Every entry below should be repeated exactly; the pictures should not.

** start DATASET RECORDS **

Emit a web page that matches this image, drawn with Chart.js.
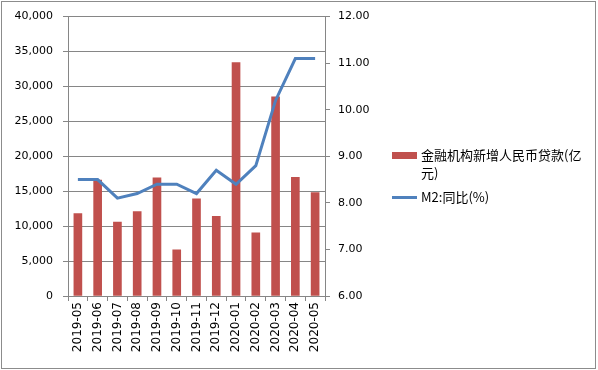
<!DOCTYPE html>
<html>
<head>
<meta charset="utf-8">
<script src="https://cdn.jsdelivr.net/npm/chart.js@4"></script>
<style>
    body { margin: 0; background: #fff; }
    #wrap { position: relative; width: 598px; height: 370px; }
    #frame { position: absolute; left: 1px; top: 1px; width: 593px; height: 366px; border: 1px solid #8c8c8c; pointer-events: none; }
    #legend { position: absolute; left: 392px; top: 146px; font-family: "Noto Sans CJK SC", sans-serif; font-size: 13px; color: #000; }
    .item { display: flex; align-items: flex-start; margin-bottom: 6px; }
    .swatch { width: 25px; flex: none; margin-right: 4px; }
    .txt { width: 165px; line-height: 18px; }
</style>
</head>
<body>
<div id="wrap">
    <canvas id="chart" width="598" height="370"></canvas>
    <div id="frame"></div>
    <div id="legend"></div>
</div>
<script>
const months = ['2019-05', '2019-06', '2019-07', '2019-08', '2019-09', '2019-10', '2019-11',
    '2019-12', '2020-01', '2020-02', '2020-03', '2020-04', '2020-05'];
const loanLabel = '金融机构新增人民币贷款(亿元)';
const loans = [11800, 16600, 10600, 12100, 16900, 6613, 13900, 11400, 33400, 9057, 28500, 17000, 14800];
const m2Label = 'M2:同比(%)';
const m2 = [8.5, 8.5, 8.1, 8.2, 8.4, 8.4, 8.2, 8.7, 8.4, 8.8, 10.2, 11.1, 11.1];

const barColor = '#C0504D';
const lineColor = '#4F81BD';
const gridColor = '#868686';

document.addEventListener('DOMContentLoaded', function() {
    const ctx = document.getElementById('chart').getContext('2d');
    const chart = new Chart(ctx, {
        type: 'bar',
        data: {
            labels: months,
            datasets: [
                {
                    type: 'line',
                    label: m2Label,
                    data: m2,
                    yAxisID: 'y2',
                    borderColor: lineColor,
                    borderWidth: 3,
                    pointRadius: 0,
                    tension: 0,
                    order: 0
                },
                {
                    label: loanLabel,
                    data: loans,
                    yAxisID: 'y',
                    backgroundColor: barColor,
                    barThickness: 8,
                    order: 1
                }
            ]
        },
        options: {
            responsive: false,
            animation: false,
            layout: { padding: { top: 16, left: 0, right: 218, bottom: 0 } },
            plugins: {
                legend: { display: false },
                tooltip: { enabled: false }
            },
            scales: {
                x: {
                    grid: { offset: true, drawOnChartArea: false, drawTicks: true, tickLength: 5, color: gridColor },
                    border: { color: gridColor },
                    ticks: {
                        minRotation: 90, maxRotation: 90, padding: 1,
                        color: '#000', font: { family: 'DejaVu Sans', size: 12 }
                    },
                    afterFit: function(scale) { scale.height = 74; }
                },
                y: {
                    position: 'left',
                    min: 0, max: 40000,
                    grid: { color: gridColor, tickLength: 5 },
                    border: { color: gridColor },
                    ticks: {
                        stepSize: 5000, padding: 10, color: '#000',
                        font: { family: 'DejaVu Sans', size: 11 },
                        callback: function(v) { return v.toLocaleString('en-US'); }
                    },
                    afterFit: function(scale) { scale.width = 68; }
                },
                y2: {
                    position: 'right',
                    min: 6, max: 12,
                    grid: { drawOnChartArea: false, color: gridColor, tickLength: 5 },
                    border: { color: gridColor },
                    ticks: {
                        stepSize: 1, padding: 8, color: '#000',
                        font: { family: 'DejaVu Sans', size: 11 },
                        callback: function(v) { return v.toFixed(2); }
                    },
                    afterFit: function(scale) { scale.width = 55; }
                }
            }
        }
    });

    // HTML legend so the long label can wrap like the original
    const legend = document.getElementById('legend');
    [chart.data.datasets[1], chart.data.datasets[0]].forEach(function(ds) {
        const item = document.createElement('div');
        item.className = 'item';
        const sw = document.createElement('div');
        sw.className = 'swatch';
        if (ds.type === 'line') {
            sw.style.height = '3px';
            sw.style.marginTop = '8px';
            sw.style.background = ds.borderColor;
        } else {
            sw.style.height = '7px';
            sw.style.marginTop = '6px';
            sw.style.background = ds.backgroundColor;
        }
        const txt = document.createElement('div');
        txt.className = 'txt';
        txt.textContent = ds.label;
        item.appendChild(sw);
        item.appendChild(txt);
        legend.appendChild(item);
    });
});
</script>
</body>
</html>
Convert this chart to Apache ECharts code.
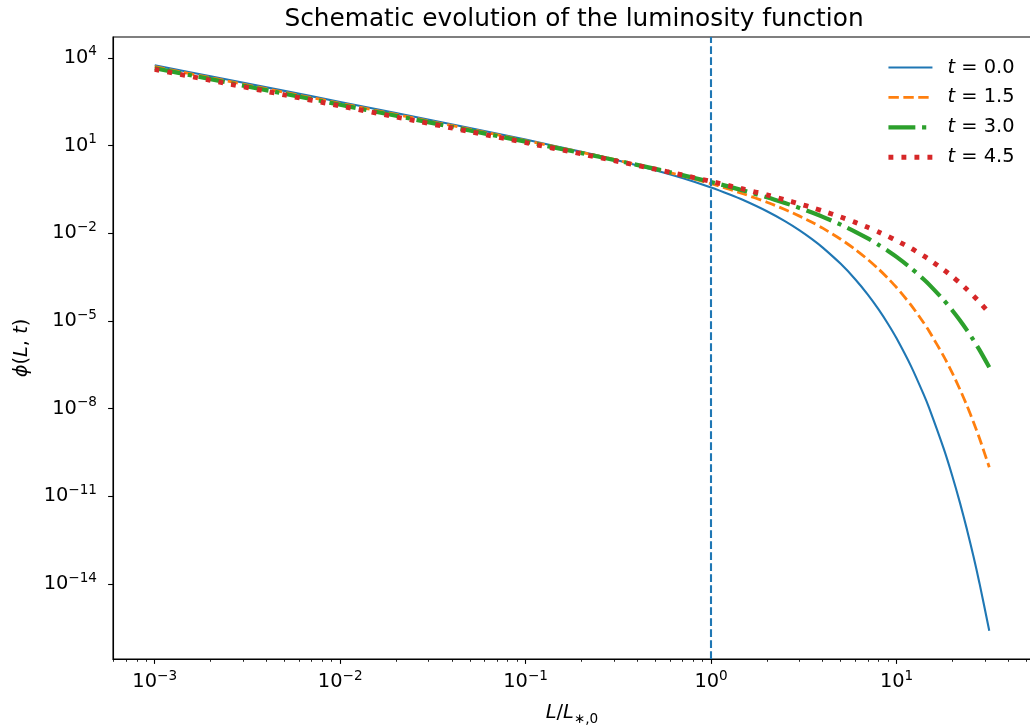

** end DATASET RECORDS **

**SOLUTION FOR THIS EXERCISE**
Emit a web page that matches this image, drawn with Chart.js.
<!DOCTYPE html>
<html>
<head>
<meta charset="utf-8">
<script src="https://cdn.jsdelivr.net/npm/chart.js@4"></script>
<style>
    body { margin: 0; background: #fff; }
    #wrap { position: relative; width: 598px; height: 370px; }
    #frame { position: absolute; left: 1px; top: 1px; width: 593px; height: 366px; border: 1px solid #8c8c8c; pointer-events: none; }
    #legend { position: absolute; left: 392px; top: 146px; font-family: "Noto Sans CJK SC", sans-serif; font-size: 13px; color: #000; }
    .item { display: flex; align-items: flex-start; margin-bottom: 6px; }
    .swatch { width: 25px; flex: none; margin-right: 4px; }
    .txt { width: 165px; line-height: 18px; }
</style>
</head>
<body>
<div id="wrap">
    <canvas id="chart" width="598" height="370"></canvas>
    <div id="frame"></div>
    <div id="legend"></div>
</div>
<script>
const months = ['2019-05', '2019-06', '2019-07', '2019-08', '2019-09', '2019-10', '2019-11',
    '2019-12', '2020-01', '2020-02', '2020-03', '2020-04', '2020-05'];
const loanLabel = '金融机构新增人民币贷款(亿元)';
const loans = [11800, 16600, 10600, 12100, 16900, 6613, 13900, 11400, 33400, 9057, 28500, 17000, 14800];
const m2Label = 'M2:同比(%)';
const m2 = [8.5, 8.5, 8.1, 8.2, 8.4, 8.4, 8.2, 8.7, 8.4, 8.8, 10.2, 11.1, 11.1];

const barColor = '#C0504D';
const lineColor = '#4F81BD';
const gridColor = '#868686';

document.addEventListener('DOMContentLoaded', function() {
    const ctx = document.getElementById('chart').getContext('2d');
    const chart = new Chart(ctx, {
        type: 'bar',
        data: {
            labels: months,
            datasets: [
                {
                    type: 'line',
                    label: m2Label,
                    data: m2,
                    yAxisID: 'y2',
                    borderColor: lineColor,
                    borderWidth: 3,
                    pointRadius: 0,
                    tension: 0,
                    order: 0
                },
                {
                    label: loanLabel,
                    data: loans,
                    yAxisID: 'y',
                    backgroundColor: barColor,
                    barThickness: 8,
                    order: 1
                }
            ]
        },
        options: {
            responsive: false,
            animation: false,
            layout: { padding: { top: 16, left: 0, right: 218, bottom: 0 } },
            plugins: {
                legend: { display: false },
                tooltip: { enabled: false }
            },
            scales: {
                x: {
                    grid: { offset: true, drawOnChartArea: false, drawTicks: true, tickLength: 5, color: gridColor },
                    border: { color: gridColor },
                    ticks: {
                        minRotation: 90, maxRotation: 90, padding: 1,
                        color: '#000', font: { family: 'DejaVu Sans', size: 12 }
                    },
                    afterFit: function(scale) { scale.height = 74; }
                },
                y: {
                    position: 'left',
                    min: 0, max: 40000,
                    grid: { color: gridColor, tickLength: 5 },
                    border: { color: gridColor },
                    ticks: {
                        stepSize: 5000, padding: 10, color: '#000',
                        font: { family: 'DejaVu Sans', size: 11 },
                        callback: function(v) { return v.toLocaleString('en-US'); }
                    },
                    afterFit: function(scale) { scale.width = 68; }
                },
                y2: {
                    position: 'right',
                    min: 6, max: 12,
                    grid: { drawOnChartArea: false, color: gridColor, tickLength: 5 },
                    border: { color: gridColor },
                    ticks: {
                        stepSize: 1, padding: 8, color: '#000',
                        font: { family: 'DejaVu Sans', size: 11 },
                        callback: function(v) { return v.toFixed(2); }
                    },
                    afterFit: function(scale) { scale.width = 55; }
                }
            }
        }
    });

    // HTML legend so the long label can wrap like the original
    const legend = document.getElementById('legend');
    [chart.data.datasets[1], chart.data.datasets[0]].forEach(function(ds) {
        const item = document.createElement('div');
        item.className = 'item';
        const sw = document.createElement('div');
        sw.className = 'swatch';
        if (ds.type === 'line') {
            sw.style.height = '3px';
            sw.style.marginTop = '8px';
            sw.style.background = ds.borderColor;
        } else {
            sw.style.height = '7px';
            sw.style.marginTop = '6px';
            sw.style.background = ds.backgroundColor;
        }
        const txt = document.createElement('div');
        txt.className = 'txt';
        txt.textContent = ds.label;
        item.appendChild(sw);
        item.appendChild(txt);
        legend.appendChild(item);
    });
});
</script>
</body>
</html>
Convert this chart to Apache ECharts code.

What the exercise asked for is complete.